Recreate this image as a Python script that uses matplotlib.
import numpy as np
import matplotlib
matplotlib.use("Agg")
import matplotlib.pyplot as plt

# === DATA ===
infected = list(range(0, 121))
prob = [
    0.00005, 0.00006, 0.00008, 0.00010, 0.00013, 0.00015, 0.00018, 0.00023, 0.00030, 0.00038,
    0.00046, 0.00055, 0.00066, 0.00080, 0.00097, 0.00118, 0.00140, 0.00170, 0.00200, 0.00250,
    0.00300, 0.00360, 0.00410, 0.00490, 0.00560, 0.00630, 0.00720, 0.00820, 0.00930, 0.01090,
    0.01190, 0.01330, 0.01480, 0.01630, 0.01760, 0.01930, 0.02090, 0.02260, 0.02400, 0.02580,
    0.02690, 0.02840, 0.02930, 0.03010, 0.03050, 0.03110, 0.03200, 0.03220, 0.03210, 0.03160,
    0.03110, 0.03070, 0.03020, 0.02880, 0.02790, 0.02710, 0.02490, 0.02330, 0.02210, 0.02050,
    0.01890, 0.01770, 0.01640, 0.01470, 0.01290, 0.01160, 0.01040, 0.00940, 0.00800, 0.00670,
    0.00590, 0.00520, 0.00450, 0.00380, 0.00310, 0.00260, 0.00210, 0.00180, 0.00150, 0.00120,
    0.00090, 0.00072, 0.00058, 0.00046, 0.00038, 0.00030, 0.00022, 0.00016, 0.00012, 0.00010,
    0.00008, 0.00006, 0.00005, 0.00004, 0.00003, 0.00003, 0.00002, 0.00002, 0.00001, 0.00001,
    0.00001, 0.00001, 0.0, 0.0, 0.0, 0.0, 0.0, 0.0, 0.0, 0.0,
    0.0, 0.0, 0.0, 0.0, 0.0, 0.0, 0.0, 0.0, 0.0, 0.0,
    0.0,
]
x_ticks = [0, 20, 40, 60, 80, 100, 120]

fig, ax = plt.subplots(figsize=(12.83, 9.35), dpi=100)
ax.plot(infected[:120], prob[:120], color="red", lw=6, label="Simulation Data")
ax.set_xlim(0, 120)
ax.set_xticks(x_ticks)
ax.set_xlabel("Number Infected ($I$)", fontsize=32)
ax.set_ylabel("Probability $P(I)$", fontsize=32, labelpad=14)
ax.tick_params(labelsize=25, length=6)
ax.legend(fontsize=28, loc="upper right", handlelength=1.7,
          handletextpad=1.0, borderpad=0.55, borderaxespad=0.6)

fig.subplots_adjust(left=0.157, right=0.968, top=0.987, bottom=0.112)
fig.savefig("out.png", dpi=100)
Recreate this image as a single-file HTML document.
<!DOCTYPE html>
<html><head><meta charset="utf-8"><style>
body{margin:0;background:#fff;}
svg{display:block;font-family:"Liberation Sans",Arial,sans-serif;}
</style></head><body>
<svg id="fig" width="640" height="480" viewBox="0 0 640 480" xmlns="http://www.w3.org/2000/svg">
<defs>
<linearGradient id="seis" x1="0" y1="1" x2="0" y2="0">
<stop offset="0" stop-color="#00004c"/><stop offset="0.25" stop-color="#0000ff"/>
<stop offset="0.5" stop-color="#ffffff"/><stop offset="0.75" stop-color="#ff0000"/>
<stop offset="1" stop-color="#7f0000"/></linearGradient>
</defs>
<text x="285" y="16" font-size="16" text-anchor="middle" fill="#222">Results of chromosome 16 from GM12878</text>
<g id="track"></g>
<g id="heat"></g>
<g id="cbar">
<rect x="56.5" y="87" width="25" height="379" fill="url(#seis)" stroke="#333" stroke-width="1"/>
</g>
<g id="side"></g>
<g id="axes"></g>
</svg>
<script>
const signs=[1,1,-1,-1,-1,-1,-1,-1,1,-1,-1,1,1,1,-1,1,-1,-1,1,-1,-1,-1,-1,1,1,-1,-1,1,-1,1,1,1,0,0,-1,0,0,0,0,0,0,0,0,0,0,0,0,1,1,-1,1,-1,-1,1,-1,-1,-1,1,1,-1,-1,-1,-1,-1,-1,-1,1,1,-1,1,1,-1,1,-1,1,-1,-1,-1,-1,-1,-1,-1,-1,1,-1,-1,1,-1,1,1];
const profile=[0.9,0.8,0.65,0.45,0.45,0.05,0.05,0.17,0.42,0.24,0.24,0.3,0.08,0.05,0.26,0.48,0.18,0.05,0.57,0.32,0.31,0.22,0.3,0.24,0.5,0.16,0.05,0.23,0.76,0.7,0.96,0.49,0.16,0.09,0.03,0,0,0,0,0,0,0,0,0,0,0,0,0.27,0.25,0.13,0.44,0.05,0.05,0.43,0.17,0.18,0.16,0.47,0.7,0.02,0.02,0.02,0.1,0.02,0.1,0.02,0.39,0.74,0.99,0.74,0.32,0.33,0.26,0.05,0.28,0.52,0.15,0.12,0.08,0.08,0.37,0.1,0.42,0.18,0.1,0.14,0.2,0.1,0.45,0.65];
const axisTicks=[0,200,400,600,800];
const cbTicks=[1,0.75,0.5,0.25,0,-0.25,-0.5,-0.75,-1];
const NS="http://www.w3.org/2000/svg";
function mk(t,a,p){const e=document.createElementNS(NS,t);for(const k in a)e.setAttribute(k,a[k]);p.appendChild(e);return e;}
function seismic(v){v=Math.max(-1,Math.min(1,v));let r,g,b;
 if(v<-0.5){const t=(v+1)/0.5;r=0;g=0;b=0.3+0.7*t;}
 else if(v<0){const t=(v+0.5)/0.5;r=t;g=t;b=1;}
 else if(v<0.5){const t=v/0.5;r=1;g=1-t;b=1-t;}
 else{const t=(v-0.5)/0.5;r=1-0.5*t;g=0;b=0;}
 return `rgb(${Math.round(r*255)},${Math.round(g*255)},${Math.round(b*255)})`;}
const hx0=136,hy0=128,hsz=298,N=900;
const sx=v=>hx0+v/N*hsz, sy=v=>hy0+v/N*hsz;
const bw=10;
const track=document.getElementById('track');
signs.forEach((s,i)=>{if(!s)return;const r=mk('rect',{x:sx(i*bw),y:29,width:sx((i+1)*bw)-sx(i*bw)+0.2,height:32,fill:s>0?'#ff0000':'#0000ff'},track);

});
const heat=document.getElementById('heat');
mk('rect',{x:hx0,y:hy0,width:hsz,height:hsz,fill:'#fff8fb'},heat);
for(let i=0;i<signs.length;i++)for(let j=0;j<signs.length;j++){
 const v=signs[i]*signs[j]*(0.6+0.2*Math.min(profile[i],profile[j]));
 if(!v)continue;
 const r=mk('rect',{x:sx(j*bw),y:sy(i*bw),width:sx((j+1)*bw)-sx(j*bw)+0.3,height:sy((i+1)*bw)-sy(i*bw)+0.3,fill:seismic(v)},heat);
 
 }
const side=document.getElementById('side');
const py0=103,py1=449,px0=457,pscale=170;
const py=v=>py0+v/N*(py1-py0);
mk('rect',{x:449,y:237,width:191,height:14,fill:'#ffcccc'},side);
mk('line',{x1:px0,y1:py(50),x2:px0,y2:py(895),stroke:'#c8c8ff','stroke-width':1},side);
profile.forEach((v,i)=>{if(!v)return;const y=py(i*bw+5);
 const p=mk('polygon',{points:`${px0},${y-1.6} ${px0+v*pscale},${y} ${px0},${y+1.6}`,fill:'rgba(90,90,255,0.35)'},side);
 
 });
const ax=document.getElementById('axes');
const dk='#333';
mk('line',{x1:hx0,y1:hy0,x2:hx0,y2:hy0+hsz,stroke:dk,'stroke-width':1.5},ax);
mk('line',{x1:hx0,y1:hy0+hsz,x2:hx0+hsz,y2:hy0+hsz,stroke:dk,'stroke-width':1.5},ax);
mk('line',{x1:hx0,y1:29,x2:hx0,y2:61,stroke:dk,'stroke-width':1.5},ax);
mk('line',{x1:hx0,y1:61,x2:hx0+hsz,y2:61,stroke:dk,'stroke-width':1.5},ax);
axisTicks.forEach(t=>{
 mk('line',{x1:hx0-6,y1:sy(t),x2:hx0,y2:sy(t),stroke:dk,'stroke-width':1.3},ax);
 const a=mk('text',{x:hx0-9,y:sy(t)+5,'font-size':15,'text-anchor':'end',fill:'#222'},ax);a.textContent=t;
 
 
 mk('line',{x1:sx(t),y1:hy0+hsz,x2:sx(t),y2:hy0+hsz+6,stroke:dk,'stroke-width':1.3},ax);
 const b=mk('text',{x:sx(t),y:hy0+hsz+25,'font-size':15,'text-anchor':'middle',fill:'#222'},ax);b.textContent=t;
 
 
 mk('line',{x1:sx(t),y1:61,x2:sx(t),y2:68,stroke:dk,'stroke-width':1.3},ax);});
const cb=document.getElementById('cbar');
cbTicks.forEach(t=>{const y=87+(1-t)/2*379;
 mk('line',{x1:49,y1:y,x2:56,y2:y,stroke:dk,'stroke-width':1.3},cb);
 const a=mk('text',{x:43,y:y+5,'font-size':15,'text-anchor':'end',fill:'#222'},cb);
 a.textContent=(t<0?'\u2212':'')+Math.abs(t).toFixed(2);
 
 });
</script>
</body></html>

• [EXERCISE PROMPT]
Output only the lines from the top of the entries through the one holding "import matplotlib.pyplot as plt", copied exactly.

• [ANSWER FOR THE TASK]
Recreate this image as a Python script that uses matplotlib.
import numpy as np
import matplotlib
matplotlib.use("Agg")
import matplotlib.pyplot as plt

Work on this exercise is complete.